Again, untrue on the face of it. Everyone I know who reads e-books also reads paper books (I'm not saying that no one reads e-books exclusively -- I just don't know them), altho not everyone I know who reads paper books reads e-books. I could quibble about the next sentence:

"E-books still represent only 1 percent to 2 percent of book sales."

on the basis of the word "only". I'm pretty sure picking up 1-2 percent of book sales over the course of the brief time the kindle has been out (and that's when the big jump happened, albeit in part because other formats became Much Cheaper) isn't something to call "only".

"while the most common price for an e-book has quickly become $9.99."

Really? Prove it. And tell me whether you're basing that on books sold or titles sold. And how you came by the data to make that assertion other than, say, pulling it out of your ass.

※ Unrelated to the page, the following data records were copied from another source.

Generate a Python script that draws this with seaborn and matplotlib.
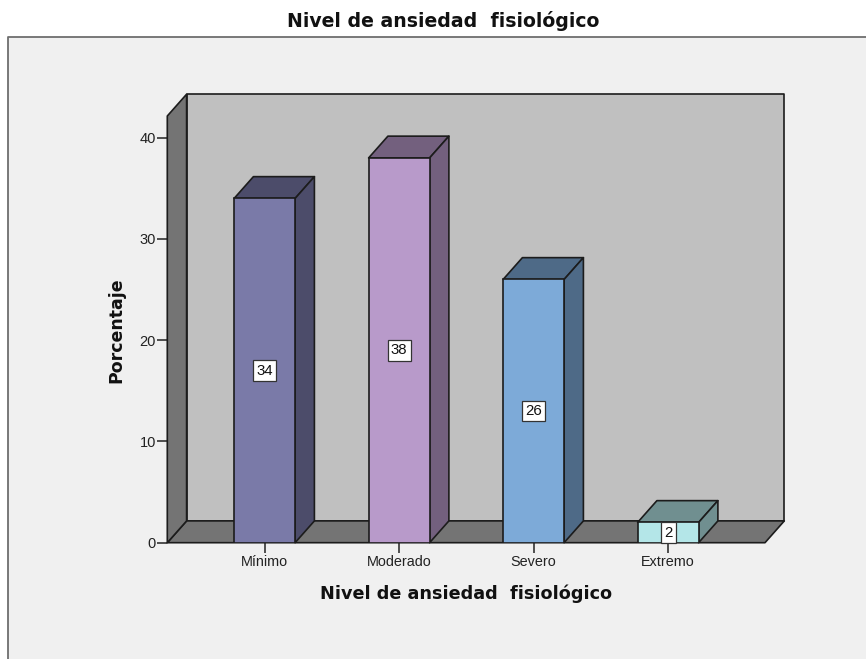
import matplotlib
matplotlib.use("Agg")
import matplotlib.pyplot as plt
from matplotlib.patches import Polygon
from matplotlib.lines import Line2D
import pandas as pd
import seaborn as sns

categories = ["Mínimo", "Moderado", "Severo", "Extremo"]
values = [34, 38, 26, 2]
front_colors = ["#7a7aa8", "#b89aca", "#7daad8", "#b4e6e8"]
side_colors = ["#4c4c6a", "#73607e", "#4e6a87", "#708f90"]
title = "Nivel de ansiedad  fisiológico"
ylabel = "Porcentaje"
yticks = [0, 10, 20, 30, 40]

W, H = 866, 659
BG = "#f0f0f0"
DX, DY = 19.3, 21.8  # depth offset in pixels
L, R, B, T = 167.3, 765.0, 542.7, 116.0

sns.set_theme(style="white")
plt.rcParams["font.family"] = ["Liberation Sans", "DejaVu Sans"]

fig = plt.figure(figsize=(W / 100, H / 100), dpi=100, facecolor="white")
ax = fig.add_axes([L / W, 1 - B / H, (R - L) / W, (B - T) / H])
ax.set_facecolor("none")

# page panel under the plot
fig.patches.append(plt.Rectangle((8 / W, 0), 1 - 8 / W, 1 - 36.5 / H, transform=fig.transFigure,
                                 facecolor=BG, edgecolor="none", zorder=-5))
fig.lines.append(Line2D([8 / W, 8 / W, 1], [0, 1 - 36.5 / H, 1 - 36.5 / H], transform=fig.transFigure,
                        color="#6e6e6e", lw=1.3, zorder=-4))

df = pd.DataFrame({"cat": categories, "val": values})
sns.barplot(data=df, x="cat", y="val", hue="cat", palette=front_colors, legend=False,
            width=0.4535, saturation=1, ax=ax, edgecolor="#1c1c1c", linewidth=1.2, zorder=5)

px_per_x = 134.5
ax.set_xlim(-(264.6 - L) / px_per_x, (R - 264.6) / px_per_x)
px_per_y = (B - 137.7) / 40
ax.set_ylim(0, (B - T) / px_per_y)
dx, dy = DX / px_per_x, DY / px_per_y


def face(pts, color, z):
    ax.add_patch(Polygon(pts, closed=True, facecolor=color, edgecolor="#1c1c1c", lw=1.2,
                         clip_on=False, zorder=z, joinstyle="round"))


x0, x1 = ax.get_xlim()
y0, y1 = ax.get_ylim()
# back wall, floor, side wall
face([(x0 + dx, y0 + dy), (x1 + dx, y0 + dy), (x1 + dx, y1 + dy), (x0 + dx, y1 + dy)], "#c0c0c0", 1)
face([(x0, y0), (x1, y0), (x1 + dx, y0 + dy), (x0 + dx, y0 + dy)], "#747474", 2)
face([(x0, y0), (x0 + dx, y0 + dy), (x0 + dx, y1 + dy), (x0, y1)], "#747474", 2)

# depth faces derived from the drawn bars
for bar, side, v in zip(ax.patches[:len(values)], side_colors, values):
    a, w, h = bar.get_x(), bar.get_width(), bar.get_height()
    b = a + w
    face([(a, h), (b, h), (b + dx, h + dy), (a + dx, h + dy)], side, 4)
    face([(b, 0), (b + dx, dy), (b + dx, h + dy), (b, h)], side, 4)
    ax.text(a + w / 2, h / 2, str(v), ha="center", va="center", fontsize=10.8, color="#111111", zorder=8,
            bbox=dict(boxstyle="square,pad=0.22", facecolor="white", edgecolor="#333333", lw=0.9))

sns.despine(ax=ax, left=True, bottom=True, top=True, right=True)
ax.set_yticks(yticks)
ax.set_xticks(range(len(categories)))
ax.set_xticklabels(categories)
ax.tick_params(axis="y", length=7.2, width=1.1, color="#222222", labelsize=10.5, labelcolor="#222222", pad=1, left=True)
ax.tick_params(axis="x", length=7, width=1.1, color="#222222", labelsize=10.4, labelcolor="#222222", pad=1.5, bottom=True)
ax.set_xlabel("")
ax.set_ylabel("")

wide = ["DejaVu Sans", "Liberation Sans"]
fig.text(443.5 / W, 1 - 21 / H, title, ha="center", va="center", fontsize=13.6, fontweight="bold",
         color="#111111", family=wide)
fig.text(466 / W, 1 - 594 / H, title, ha="center", va="center", fontsize=12.7, fontweight="bold",
         color="#111111", family=wide)
fig.text(116 / W, 1 - 330 / H, ylabel, ha="center", va="center", rotation=90, fontsize=12.5,
         fontweight="bold", color="#111111", family=wide)

fig.savefig("out.png", dpi=100, facecolor="white")
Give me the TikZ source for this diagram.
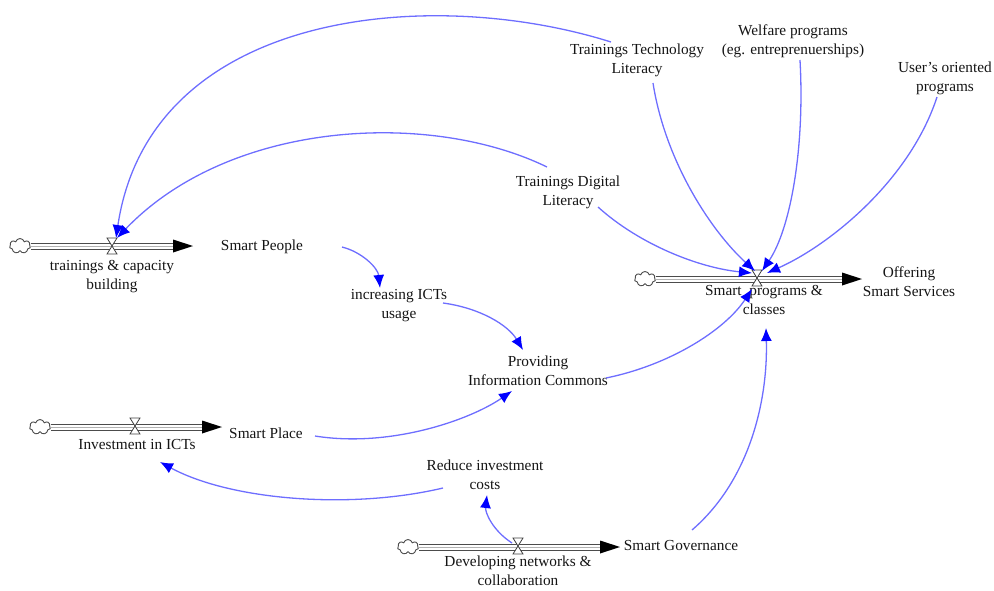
\documentclass[tikz,border=0pt]{standalone}
\usepackage{fontspec}
\setmainfont{Liberation Serif}
\usetikzlibrary{arrows.meta,calc,shapes.symbols}
\definecolor{linkblue}{RGB}{110,110,255}
\definecolor{headblue}{RGB}{0,0,255}
\definecolor{txt}{RGB}{20,20,20}
\begin{document}
\begin{tikzpicture}[x=1pt,y=-1pt,
  lbl/.style={font=\fontsize{15.3}{19}\selectfont, text=txt, align=center, inner sep=1pt},
  link/.style={draw=linkblue, line width=1.3pt, -{Latex[length=13pt,width=11pt,color=headblue]}},
  pipe/.style={draw=black!70, line width=1pt, double=white, double distance=5pt, shorten >=17pt},
  pipemid/.style={draw=black!30, line width=0.8pt, shorten >=17pt},
  cloudn/.style={cloud, cloud puffs=7, draw=black!70, line width=0.9pt, fill=white, minimum width=21pt, minimum height=15pt, inner sep=0pt},
  pics/hourglass/.style={code={
    \draw[black!75, line width=0.8pt, fill=white] (-5,-9) -- (5,-9) -- (-5,7) -- (5,7) -- cycle;
  }},
  tiphead/.style={fill=black}
]
\useasboundingbox (0,0) rectangle (994,590);

% ---- flow coordinates
\coordinate (t1) at (193,247);
\coordinate (t2) at (222,427);
\coordinate (t3) at (620,547);
\coordinate (t4) at (862,279);
\coordinate (v1) at (112,247);
\coordinate (v2) at (135,427);
\coordinate (v3) at (518,547);
\coordinate (v4) at (757,279);

\node[cloudn] (c1) at (20,246) {};
\node[cloudn] (c2) at (40,427) {};
\node[cloudn] (c3) at (408,547) {};
\node[cloudn] (c4) at (645,279) {};

% ---- pipes
\foreach \c/\t in {c1/t1,c2/t2,c3/t3,c4/t4}{
  \draw[pipe] (\c.east) -- (\c.east -| \t);
  \draw[pipemid] (\c.east) -- (\c.east -| \t);
  \fill[tiphead] (\c.east -| \t) -- ++(-20,-6.5) -- ++(0,13) -- cycle;
}
\pic at (v1) {hourglass};
\pic at (v2) {hourglass};
\pic at (v3) {hourglass};
\pic at (v4) {hourglass};

% ---- labels
\node[lbl] (ttl) at (637,60) {Trainings Technology\\Literacy};
\node[lbl] (wp) at (793,41) {Welfare programs\\(eg. entreprenuerships)};
\node[lbl] (uop) at (945,78) {User’s oriented\\programs};
\node[lbl] (tdl) at (568,192) {Trainings Digital\\Literacy};
\node[lbl] (tcb) at (112,277) {trainings \& capacity\\building};
\node[lbl] (spp) at (262,247) {Smart People};
\node[lbl] (inc) at (399,306) {increasing ICTs\\usage};
\node[lbl] (pinfo) at (538,371) {Providing\\Information Commons};
\node[lbl] (spl) at (266,433) {Smart Place};
\node[lbl] (iict) at (137,445) {Investment in ICTs};
\node[lbl] (ric) at (485,475) {Reduce investment\\costs};
\node[lbl] (sg) at (681,546) {Smart Governance};
\node[lbl] (dnc) at (518,571) {Developing networks \&\\collaboration};
\node[lbl] (spc) at (764,300) {Smart\ \ programs \&\\classes};
\node[lbl] (oss) at (909,282) {Offering\\Smart Services};

% ---- links
\draw[link] ($(ttl)+(-26,-18)$) .. controls (430,-15) and (150,10) .. ($(v1)+(4,-9)$);
\draw[link] ($(tdl)+(-21,-25)$) .. controls (430,110) and (230,120) .. ($(v1)+(5,-9)$);
\draw[link] ($(tdl)+(30,15)$) .. controls (640,245) and (700,268) .. ($(v4)+(-5,-6)$);
\draw[link] ($(ttl)+(16,23)$) .. controls (665,160) and (710,230) .. ($(v4)+(-2,-8)$);
\draw[link] ($(wp)+(7,19)$) .. controls (805,150) and (790,230) .. ($(v4)+(5,-8)$);
\draw[link] ($(uop)+(-8,19)$) .. controls (910,180) and (830,245) .. ($(v4)+(10,-6)$);
\draw[link] ($(pinfo)+(68,7)$) .. controls (670,365) and (725,330) .. ($(v4)+(-5,10)$);
\draw[link] ($(sg)+(11,-16)$) .. controls (750,480) and (768,400) .. ($(spc)+(2,28)$);
\draw[link] ($(spp)+(80,0)$) .. controls (362,252) and (378,268) .. ($(inc)+(-19,-18)$);
\draw[link] ($(inc)+(44,-3)$) .. controls (480,308) and (508,325) .. ($(pinfo)+(-15,-21)$);
\draw[link] ($(spl)+(49,3)$) .. controls (390,448) and (470,420) .. ($(pinfo)+(-26,20)$);
\draw[link] ($(v3)+(-6,-4)$) .. controls (492,530) and (485,512) .. ($(ric)+(2,20)$);
\draw[link] ($(ric)+(-42,13)$) .. controls (350,510) and (230,500) .. ($(iict)+(23,17)$);
\end{tikzpicture}
\end{document}
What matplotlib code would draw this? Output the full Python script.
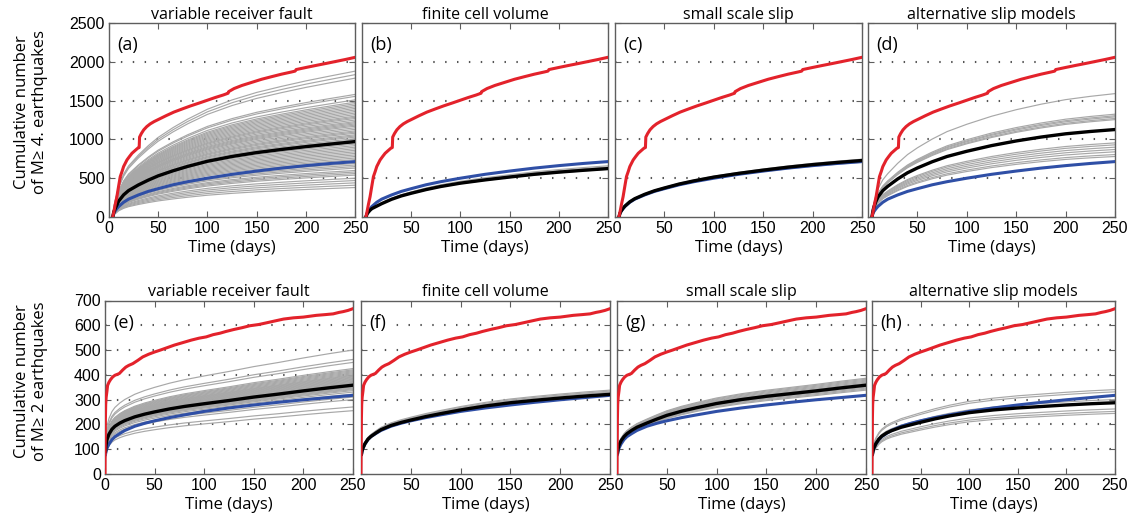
import matplotlib
matplotlib.use("Agg")
import matplotlib.pyplot as plt
import numpy as np

# ---------------- data ----------------
titles = ["variable receiver fault", "finite cell volume", "small scale slip", "alternative slip models"]
top_labels = ["(a)", "(b)", "(c)", "(d)"]
bot_labels = ["(e)", "(f)", "(g)", "(h)"]
xticks_first = [0, 50, 100, 150, 200, 250]
xticks_other = [50, 100, 150, 200, 250]
top_yticks = [0, 500, 1000, 1500, 2000, 2500]
bot_yticks = [0, 100, 200, 300, 400, 500, 600, 700]

# observed (red) curve, top row (M>=4)
red_top_t = [4, 5, 6.5, 8.2, 10, 11.6, 13.5, 15, 18.4, 21, 23.5, 26.5, 29.3, 30.8, 31.2, 33, 35.4,
             38.5, 42, 46, 50, 58, 66, 75, 83, 92, 100, 108, 116, 121, 121.5, 127, 135, 145, 155,
             165, 175, 185, 189, 190, 200, 210, 220, 230, 240, 250]
red_top_v = [0, 60, 160, 262, 400, 520, 590, 650, 735, 780, 821, 855, 886, 895, 1030, 1075, 1123,
             1165, 1200, 1230, 1255, 1305, 1352, 1395, 1432, 1470, 1505, 1540, 1572, 1595, 1615, 1655,
             1695, 1735, 1775, 1808, 1840, 1868, 1880, 1900, 1927, 1953, 1978, 2004, 2030, 2058]

# observed (red) curve, bottom row (M>=2)
red_bot_t = [0, 0.2, 0.4, 0.7, 1.2, 2, 2.6, 4, 5.5, 7.7, 10, 14.4, 18, 21, 24, 28, 33, 38, 44, 50,
             56, 61.6, 70, 78.5, 87, 95, 102, 109, 116, 122, 130, 138, 146, 155, 163, 172, 180, 190,
             200, 213, 222, 230, 236, 240, 245, 250]
red_bot_v = [0, 120, 220, 280, 310, 335, 357, 370, 380, 391, 398, 405, 420, 431, 438, 445, 458, 472,
             483, 492, 500, 508, 520, 530, 540, 548, 553, 562, 568, 575, 583, 590, 598, 603, 610, 618,
             625, 630, 633, 640, 643, 646, 652, 655, 660, 667]

# model curves, top row
t_top = [4, 5, 6, 8, 10, 15, 20, 30, 40, 50, 65, 80, 100, 125, 150, 175, 200, 225, 250]
blue_top = [0, 45, 70, 105, 135, 190, 230, 284, 330, 365, 415, 455, 500, 550, 592, 630, 662, 690, 714]
black_a = [0, 60, 95, 150, 205, 285, 340, 413, 475, 530, 595, 652, 718, 780, 830, 870, 907, 940, 972]
black_b = [0, 35, 55, 85, 108, 140, 172, 228, 272, 306, 353, 393, 436, 478, 515, 550, 578, 602, 624]
black_c = [0, 47, 73, 110, 140, 196, 236, 292, 338, 374, 425, 466, 514, 562, 604, 642, 675, 703, 728]
black_d = [0, 80, 130, 200, 255, 340, 396, 490, 570, 632, 712, 780, 847, 920, 980, 1030, 1072, 1102, 1127]

# model curves, bottom row
t_bot = [0.5, 1, 2, 4, 7, 10, 15, 20, 30, 40, 50, 65, 80, 100, 125, 150, 175, 200, 225, 250]
blue_bot = [78, 90, 103, 120, 138, 150, 163, 175, 192, 204, 214, 227, 238, 252, 266, 278, 289, 299, 308, 317]
black_e = [90, 115, 138, 160, 180, 192, 205, 215, 230, 241, 250, 262, 272, 283, 296, 310, 322, 335, 347, 358]
black_f = [80, 92, 104, 122, 140, 151, 165, 178, 195, 207, 217, 231, 243, 258, 274, 287, 297, 306, 314, 321]
black_g = [85, 100, 115, 133, 150, 162, 176, 188, 205, 221, 236, 253, 267, 284, 300, 313, 324, 335, 347, 358]
black_h = [80, 92, 105, 122, 140, 152, 165, 174, 188, 198, 208, 222, 234, 247, 258, 266, 272, 278, 283, 287]

# ensemble members (grey): value reached at 250 days, each follows the panel's mean curve shape
grey_end_a = [1880, 1835, 1790, 1580, 1555, 1510, 1480, 1460, 1440, 1420, 1400, 1380, 1360, 1340, 1320,
              1300, 1285, 1270, 1250, 1230, 1215, 1200, 1185, 1170, 1150, 1130, 1110, 1095, 1080, 1060,
              1045, 1030, 1010, 995, 960, 940, 920, 900, 880, 860, 840, 820, 800, 780, 760, 740, 720,
              690, 670, 650, 630, 600, 580, 560, 540, 500, 470, 440, 410, 380]
grey_end_b = [615, 630, 645, 660]
grey_end_c = [705, 715, 735, 745]
grey_end_d = [1590, 1325, 1305, 1290, 1270, 1255, 955, 930, 900, 870, 840, 805, 780]
grey_end_e = [500, 462, 450, 425, 420, 416, 412, 408, 404, 400, 397, 394, 391, 388, 385, 382, 379, 376,
              373, 370, 367, 364, 361, 358, 355, 352, 349, 346, 343, 340, 336, 330, 322, 310, 300, 270, 255]
grey_end_f = [322, 326, 330, 334, 338]
grey_end_g = [338, 342, 346, 350, 354, 358, 362, 366, 370, 374, 378, 382, 386]
grey_end_h = [340, 331, 300, 262, 252, 244]

# ---------------- style ----------------
RED = "#e3222b"
BLUE = "#2f4fa6"
GREY = "#a8a8a8"
SPINE = "#5e5e5e"
TXT = ["Open Sans", "DejaVu Sans"]
TICKF = ["Liberation Sans", "DejaVu Sans"]

W, H = 1129, 527
fig = plt.figure(figsize=(W / 100, H / 100), dpi=100)

top_x = [(108.8, 355.3), (362, 608), (615, 862), (868, 1115)]
bot_x = [(105, 353), (361, 610), (617, 866), (872, 1115)]
top_y = (23, 217)
bot_y = (300.5, 473.8)

def make_ax(xr, yr):
    l, r = xr
    t, b = yr
    return fig.add_axes([l / W, 1 - b / H, (r - l) / W, (b - t) / H])

def style(ax, yt, ylim, first, label, title, lab_y):
    ax.set_xlim(0, 250)
    ax.set_ylim(*ylim)
    ax.set_yticks(yt)
    ax.set_xticks(xticks_first if first else xticks_other)
    if not first:
        ax.set_yticklabels([])
    for lab in ax.get_xticklabels() + ax.get_yticklabels():
        lab.set_family(TICKF)
        lab.set_fontsize(11.5)
    ax.tick_params(direction="in", top=True, right=True, length=4, width=0.8, color=SPINE, pad=3)
    for s in ax.spines.values():
        s.set_color(SPINE)
        s.set_linewidth(1.0)
    for y in yt[1:-1]:
        ax.axhline(y, color="#555555", lw=1.5, ls=(0, (0.7, 5)), zorder=1)
    ax.set_title(title, family=TXT, fontsize=11.5, pad=3)
    ax.set_xlabel("Time (days)", family=TXT, fontsize=12, labelpad=3)
    ax.text(0.035, lab_y, label, transform=ax.transAxes, family=TXT, fontsize=13, va="center",
            ha="left", zorder=5,
            bbox=dict(facecolor="white", edgecolor="none", pad=2.5))

def draw(ax, t, blacks, blue, grey_end, red_t, red_v):
    bl = np.asarray(blacks, dtype=float)
    shape = bl / bl[-1]
    for e in grey_end:
        ax.plot(t, shape * e, color=GREY, lw=0.85, zorder=2)
    ax.plot(t, blue, color=BLUE, lw=2.2, zorder=3)
    ax.plot(t, blacks, color="black", lw=2.4, zorder=4)
    ax.plot(red_t, red_v, color=RED, lw=2.2, zorder=4.5)

top_blacks = [black_a, black_b, black_c, black_d]
top_greys = [grey_end_a, grey_end_b, grey_end_c, grey_end_d]
bot_blacks = [black_e, black_f, black_g, black_h]
bot_greys = [grey_end_e, grey_end_f, grey_end_g, grey_end_h]

for i in range(4):
    ax = make_ax(top_x[i], top_y)
    draw(ax, t_top, top_blacks[i], blue_top, top_greys[i], red_top_t, red_top_v)
    style(ax, top_yticks, (0, 2500), i == 0, top_labels[i], titles[i], 0.885)

    ax2 = make_ax(bot_x[i], bot_y)
    draw(ax2, t_bot, bot_blacks[i], blue_bot, bot_greys[i], red_bot_t, red_bot_v)
    style(ax2, bot_yticks, (0, 700), i == 0, bot_labels[i], titles[i], 0.87)

fig.text(31 / W, 1 - 112 / H, "Cumulative number\nof M\u2265 4. earthquakes", rotation=90,
         ha="center", va="center", family=TXT, fontsize=12, linespacing=1.2)
fig.text(31 / W, 1 - 381 / H, "Cumulative number\nof M\u2265 2 earthquakes", rotation=90,
         ha="center", va="center", family=TXT, fontsize=12, linespacing=1.2)

fig.savefig("out.png", dpi=100)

The article doesn't need this kind of error-laden garbage to be interesting. Discussing the trade-offs associated with when to release the e-version of a book is important and they laid out at least some of the issues. But they did miss several, because (and this is so typical) of their focus on books that are bought by a wide-range of buyers. Books bought by a smaller range of buyers (things that don't come under the heading of "general" fiction or "general" non-fiction) bring up a whole series of other interesting issues that it looks to me like at least some publishers have a great grasp on. Both fantasy and romance fiction is now running through a fine gradation of price and time points: you can get it in hardcover, then you can get it as a e-book, and then the e-book starts getting price cut, the paperback comes out, the e-book gets cheaper and cheaper, etc. Eventually (depending on which platform you are on), you may be able to buy that book and several more of a related nature/series as a "bundle" for less than a single one hardcover -- in fact, competitive with a single in paper. Baen and HQN both do this, and that's when they aren't just giving away early entries in a series for free to get you hooked on buying the new ones as they come out.

Just because the "respectable" publishers have their heads shoved so far up their asses they find it disturbing to deal with a title available at multiple price points doesn't mean the people really moving the product haven't figured this out.